Unit (200,200',200") according to any one of the preceding claims, wherein the first material is a metal oxide, such as aluminium oxide (alumina), titanium oxide (titania) or zinc oxide.
Unit (200,200',200") according to any one of the preceding claims,
wherein the second material is air or is selected from a polymer, a resin, a silicone, a different oxide, said second material being at least partially non-absorbent, or transparent at least to electromagnetic radiations with wavelength comprised in the visible light spectrum and having a second refractive index (n₂) comprised between 1.3 and 1.55, preferably between 1.49 and 1.52; or

wherein the second material is a soluble fluoropolymer-based resin, such as a polyurethane resin with a high fluorocarbon content, more preferably a soluble fluoropolymer-based resin with second refractive index (n₂) comprised between 1.45 and 1.50, even more preferably with second refractive index (nz) equal to 1.48.

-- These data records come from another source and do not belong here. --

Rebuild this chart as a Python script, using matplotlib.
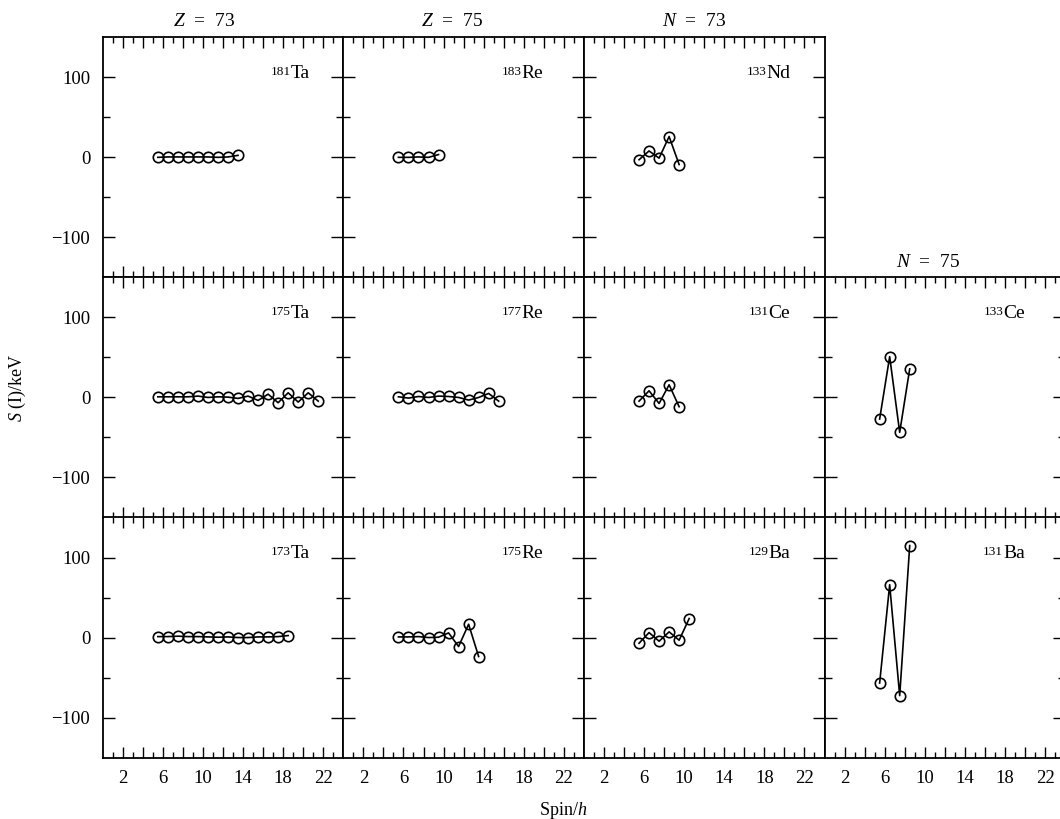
import matplotlib
matplotlib.use('Agg')
import matplotlib.pyplot as plt
from matplotlib.ticker import FixedLocator, FixedFormatter

plt.rcParams['font.family'] = 'Liberation Serif'
plt.rcParams['mathtext.fontset'] = 'custom'
plt.rcParams['mathtext.rm'] = 'Liberation Serif'
plt.rcParams['mathtext.it'] = 'Liberation Serif:italic'

# signature splitting S(I) in keV against spin (hbar)
spin_181Ta = [5.5, 6.5, 7.5, 8.5, 9.5, 10.5, 11.5, 12.5, 13.5]
S_181Ta = [0, 0.5, 0.5, 0.5, 0.5, 0.5, 0, 0.5, 2.5]
spin_183Re = [5.5, 6.5, 7.5, 8.5, 9.5]
S_183Re = [0, 0, 0.5, 0, 3.5]
spin_133Nd = [5.5, 6.5, 7.5, 8.5, 9.5]
S_133Nd = [-3, 8, -1, 26, -9]

spin_175Ta = [5.5, 6.5, 7.5, 8.5, 9.5, 10.5, 11.5, 12.5, 13.5, 14.5, 15.5,
              16.5, 17.5, 18.5, 19.5, 20.5, 21.5]
S_175Ta = [0.8, 0.8, 0.8, 0.8, 1.7, 0, 0.8, 0.4, -1.2, 1.7, -3.7, 4.1, -6.6,
           5.8, -5.8, 5.8, -4.6]
spin_177Re = [5.5, 6.5, 7.5, 8.5, 9.5, 10.5, 11.5, 12.5, 13.5, 14.5, 15.5]
S_177Re = [0.8, -0.8, 1.2, 0, 1.7, 1.2, 0, -3.3, 0, 5, -4.6]
spin_131Ce = [5.5, 6.5, 7.5, 8.5, 9.5]
S_131Ce = [-4.6, 8.3, -7.5, 15.8, -11.6]
spin_133Ce = [5.5, 6.5, 7.5, 8.5]
S_133Ce = [-27, 51, -43.6, 35.7]

spin_173Ta = [5.5, 6.5, 7.5, 8.5, 9.5, 10.5, 11.5, 12.5, 13.5, 14.5, 15.5,
              16.5, 17.5, 18.5]
S_173Ta = [1.2, 1.2, 1.7, 1.2, 1.2, 0.8, 0.4, 0.8, 0, 0, 0.8, 0.8, 1.2, 2.5]
spin_175Re = [5.5, 6.5, 7.5, 8.5, 9.5, 10.5, 11.5, 12.5, 13.5]
S_175Re = [0.8, 0.8, 1.2, 0, 0.4, 5.8, -11.2, 16.6, -23.7]
spin_129Ba = [5.5, 6.5, 7.5, 8.5, 9.5, 10.5]
S_129Ba = [-7.1, 6.2, -4.6, 7.1, -3.3, 23.7]
spin_131Ba = [5.5, 6.5, 7.5, 8.5]
S_131Ba = [-56.8, 66, -72.6, 114.9]

# (row, col): (mass number, element, spins, values)
panels = {
    (0, 0): ('181', 'Ta', spin_181Ta, S_181Ta),
    (0, 1): ('183', 'Re', spin_183Re, S_183Re),
    (0, 2): ('133', 'Nd', spin_133Nd, S_133Nd),
    (1, 0): ('175', 'Ta', spin_175Ta, S_175Ta),
    (1, 1): ('177', 'Re', spin_177Re, S_177Re),
    (1, 2): ('131', 'Ce', spin_131Ce, S_131Ce),
    (1, 3): ('133', 'Ce', spin_133Ce, S_133Ce),
    (2, 0): ('173', 'Ta', spin_173Ta, S_173Ta),
    (2, 1): ('175', 'Re', spin_175Re, S_175Re),
    (2, 2): ('129', 'Ba', spin_129Ba, S_129Ba),
    (2, 3): ('131', 'Ba', spin_131Ba, S_131Ba),
}

x_major = [2, 4, 6, 8, 10, 12, 14, 16, 18, 20, 22]
x_labels = ['2', '', '6', '', '10', '', '14', '', '18', '', '22']
x_minor = [1, 3, 5, 7, 9, 11, 13, 15, 17, 19, 21, 23]
y_major = [-100, 0, 100]
y_minor = [-50, 50]

W, H = 1060, 819
fig = plt.figure(figsize=(W / 100, H / 100), dpi=100)

left0, colw = 102.7, 240.6
top0, rowh = 37.3, 240.1
label_x = [0.862, 0.83, 0.857, 0.833]

for (r, c), (mass, elem, spins, vals) in panels.items():
    x0 = left0 + c * colw
    y0 = top0 + (r + 1) * rowh
    ax = fig.add_axes([x0 / W, 1 - y0 / H, colw / W, rowh / H])
    ax.plot(spins, vals, '-o', color='black', lw=1.2, ms=7.5,
            mfc='none', mec='black', mew=1.2)
    ax.set_xlim(0, 24)
    ax.set_ylim(-150, 150)
    ax.xaxis.set_major_locator(FixedLocator(x_major))
    ax.xaxis.set_minor_locator(FixedLocator(x_minor))
    ax.xaxis.set_major_formatter(FixedFormatter(x_labels))
    ax.yaxis.set_major_locator(FixedLocator(y_major))
    ax.yaxis.set_minor_locator(FixedLocator(y_minor))
    ax.tick_params(axis='both', which='both', direction='in',
                   top=True, right=True, width=1.0, labelsize=13.5)
    ax.tick_params(axis='x', which='major', length=8, pad=9)
    ax.tick_params(axis='x', which='minor', length=4)
    ax.tick_params(axis='y', which='major', length=8.6, pad=9)
    ax.tick_params(axis='y', which='minor', length=5)
    ax.tick_params(labelbottom=(r == 2), labelleft=(c == 0))
    for sp in ax.spines.values():
        sp.set_linewidth(1.3)
    t = ax.text(label_x[c], 0.83, elem, transform=ax.transAxes,
                ha='right', va='baseline', fontsize=14)
    ax.annotate(mass, xy=(0, 0.95), xycoords=t, ha='right', va='top',
                fontsize=9.5)

title_kw = dict(ha='center', va='baseline', fontsize=14)
fig.text(204 / W, 1 - 26 / H, r'$Z$  =  73', **title_kw)
fig.text(452 / W, 1 - 26 / H, r'$Z$  =  75', **title_kw)
fig.text(694 / W, 1 - 26 / H, r'$N$  =  73', **title_kw)
fig.text(928 / W, 1 - 266.7 / H, r'$N$  =  75', **title_kw)

fig.text(17 / W, 1 - 388 / H, r'$S$ (I)/keV', rotation=90, ha='center',
         va='center', fontsize=13)
fig.text(563 / W, 1 - 815 / H, r'Spin/$h$', ha='center', va='baseline', fontsize=13)

fig.savefig('out.png', dpi=100)
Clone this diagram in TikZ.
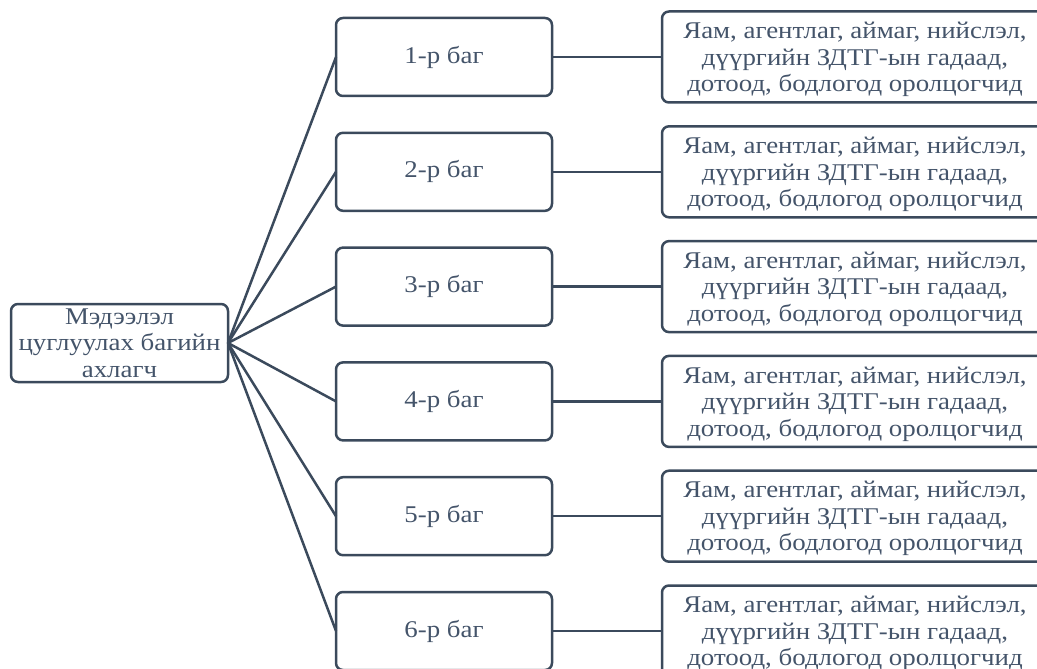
\documentclass[tikz,border=0pt]{standalone}
\usepackage{fontspec}
\setmainfont[FakeStretch=1.12]{Liberation Serif}
\usetikzlibrary{positioning}
\definecolor{boxline}{HTML}{3B4A5C}
\definecolor{boxtext}{HTML}{44546A}

\begin{document}
\begin{tikzpicture}[x=1pt, y=-1pt, node distance=36.8pt and 110pt,
box/.style={rectangle, rounded corners=7pt, draw=boxline, line width=2.5pt, fill=white, text=boxtext, align=center, inner sep=0pt, outer sep=0pt, font=\fontsize{24}{26.5}\selectfont},
lead/.style={box, minimum width=217pt, minimum height=78pt},
team/.style={box, minimum width=216pt, minimum height=78pt},
member/.style={box, minimum width=386pt, minimum height=91pt, text depth=0pt},
link/.style={draw=boxline, line width=2.5pt}]
    \useasboundingbox (0,0) rectangle (1037,669);

    \node[lead] (lead) at (119.5,343) {Мэдээлэл\\цуглуулах багийн\\ахлагч};

    \node[team] (team1) at (444,57) {1-р баг};
    \node[team, below=of team1] (team2) {2-р баг};
    \node[team, below=of team2] (team3) {3-р баг};
    \node[team, below=of team3] (team4) {4-р баг};
    \node[team, below=of team4] (team5) {5-р баг};
    \node[team, below=of team5] (team6) {6-р баг};

    \node[member, right=of team1] (member1) {Яам, агентлаг, аймаг, нийслэл,\\дүүргийн ЗДТГ-ын гадаад,\\дотоод, бодлогод оролцогчид};
    \node[member, right=of team2] (member2) {Яам, агентлаг, аймаг, нийслэл,\\дүүргийн ЗДТГ-ын гадаад,\\дотоод, бодлогод оролцогчид};
    \node[member, right=of team3] (member3) {Яам, агентлаг, аймаг, нийслэл,\\дүүргийн ЗДТГ-ын гадаад,\\дотоод, бодлогод оролцогчид};
    \node[member, right=of team4] (member4) {Яам, агентлаг, аймаг, нийслэл,\\дүүргийн ЗДТГ-ын гадаад,\\дотоод, бодлогод оролцогчид};
    \node[member, right=of team5] (member5) {Яам, агентлаг, аймаг, нийслэл,\\дүүргийн ЗДТГ-ын гадаад,\\дотоод, бодлогод оролцогчид};
    \node[member, right=of team6] (member6) {Яам, агентлаг, аймаг, нийслэл,\\дүүргийн ЗДТГ-ын гадаад,\\дотоод, бодлогод оролцогчид};

    \draw[link] (lead.east) -- (team1.west);
    \draw[link] (lead.east) -- (team2.west);
    \draw[link] (lead.east) -- (team3.west);
    \draw[link] (lead.east) -- (team4.west);
    \draw[link] (lead.east) -- (team5.west);
    \draw[link] (lead.east) -- (team6.west);

    \draw[link] (team1.east) -- (member1.west);
    \draw[link] (team2.east) -- (member2.west);
    \draw[link] (team3.east) -- (member3.west);
    \draw[link] (team4.east) -- (member4.west);
    \draw[link] (team5.east) -- (member5.west);
    \draw[link] (team6.east) -- (member6.west);
\end{tikzpicture}
\end{document}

Unit (200,200' ,200") according to any one of claims 4 to 13, wherein at least the reflective portion (213) of the lower surface (212) of the lamella (201) and the reflective portion (214) of the upper surface (211) of the lamella (201') each comprise at least one tangent point such that the tangents to the surfaces in the section plane orthogonal to the development axis (C) and at the respective tangent points form a smaller angle (γ) of at least 10°, preferably of at least 20°, more preferably of at least 40°; and/or the lower surface (212) of each lamella (201) comprises a shielding portion (215) adjacent to the reflective portion (213) of the lamella (201) and extending towards the entry side end (201b) of the lamella opposite the exit end (201a), the shielding portion (215) being configured to block the passage of light from one side to another of the unit in the absence of reflections on the lamellas (201).
Unit (200,200',200") according to any one of the preceding claims, wherein the upper surface (211) comprises at least a pair of adjacent planar portions inclined to each other in such a way as to define above, in the section plane orthogonal to the development axis (C), an angle (β) of less than 180°.